Stephen King non ha quindi esitato a rilanciare sui social il suo apprezzamento a quel «grande uomo» di Bandera. Peccato che all’altro capo del telefono non ci fosse il presidente ucraino, bensì di due noti «prankster» (burloni) russi… noti con il nickname di Vovan e Lexus. L’inganno è stato ben presto scoperto, grazie al vespaio suscitato dalle dichiarazioni pro-Bandera di Stephen King, che ha dovuto confessare di essere cascato in pieno nel tranello, non sapendo minimamente chi fosse Bandera, e credendo ingenuamente che al telefono vi fosse davvero Zelensky…
Eroe o criminale?
Tutto, insomma, fa capire quanto «divisiva», oggi si direbbe così, sia ancora la figura di Stepan Bandera.
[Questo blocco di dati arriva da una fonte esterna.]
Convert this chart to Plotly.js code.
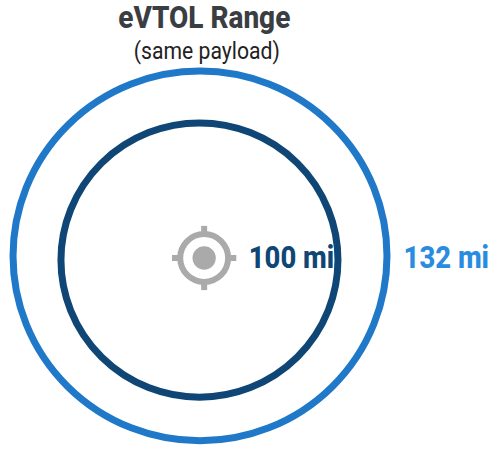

Credo, a questo proposito, si possa dire che, nella storia del movimento nazionalista ucraino, ma si potrebbe forse più. in generale dire nella storia dell’Ucraina del XX secolo, non esista una figura di rilievo più controversa di Bandera, padre nobile, o reietto, a seconda delle interpretazioni. Partigiano, patriota della Seconda guerra mondiale ed eroe nazionale per alcuni, criminale di guerra, filonazista (il suo nome viene spesso accostato a quello di Hitler) e sterminatore di polacchi ed ebrei per altri, Bandera, a cui sono intitolate vie, piazze e monumenti, divide in due l’opinione pubblica ucraina, ma non solo. Ed è su questo profilo che, per decenni, ha insistito una martellante propaganda russa, e prima ancora sovietica, che lo ha definitivamente bollato come inequivocabile «nemico», favorendone una percezione del tutto negativa da parte delle popolazioni russofone (e russofile) di quell’area del Paese.